Making Purple Cows Sneeze



Lately, I have been reading a little more than usual. Have only just picked up Purple Cow by Seth Godin. It isn't exactly brand new but some of its insights are still worth considering.

The key premise is how aggressive marketing communications alone is no longer enough. You need to develop products that stand out from the competition - his proverbial purple cow as opposed to brown cows which are a dime a dozen. This would mean going to extremes, going after the less obvious, and getting people interested. Not through carpet bombing advertising but Word-of-Mouth.

Instead of being perfect, you should seek to be remarkable. This means being a pioneer of something radically different yet desirable.

Especially interesting is this concept of reaching the "sneezers" which Godin has coined. Sneezers are the connectors, mavens and salesmen cited by Malcolm Gladwell in his Tipping Point theory. These are the guys who will help to spread the word to the rest of the population, and hence useful to engage and mobilise in any Word Of Mouth campaign.

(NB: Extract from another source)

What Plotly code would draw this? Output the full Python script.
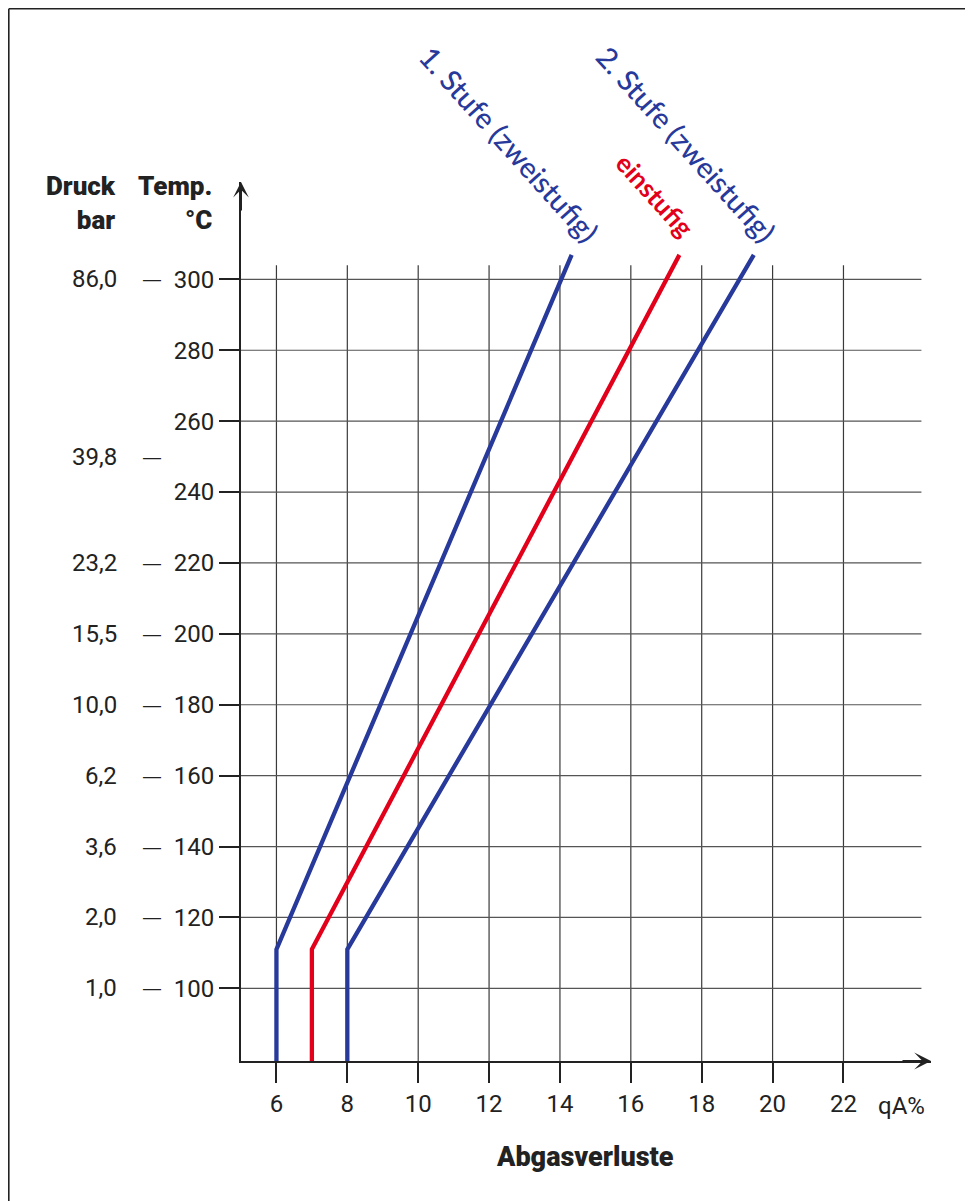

Rather than try to reach and interest everybody in the population, you should concentrate on the sneezers, especially those who are Early Adopters. The concept of Early Adopters come from the Diffusion of Innovations theory first developed by Everett Rogers in 1962. Essentially, Rogers separates the population into different categories as follows:

1) Innovators - venturesome, educated, multiple info sources, greater propensity to take risk
2) Early Adopters - social leaders, popular, educated
3) Early Majority - deliberate, many informal social contacts
4) Late Majority - skeptical, traditional, lower socio-economic status
5) Laggards - neighbours and friends are main info sources, fear of debt

They follow a bell-shaped curve as shown:


Courtesy of marketingteacher.com

If you want your marketing efforts to work, you should ensure that your product is spectacular first of all. Thereafter look at ways and means to get the Early Adopters - who are usually opinion leaders and shapers - to embrace it. If their experience is positive, they will share with their friends and associates and your product or service will "diffuse" to the rest of the population, your marketing efforts will reap stunning success, and you will become a millionaire before 40.

Sounds too easy don't you think? The devil is in the details as they say, and I wonder if there are such "Purple Cow" stories in Singapore. Anybody has views to share?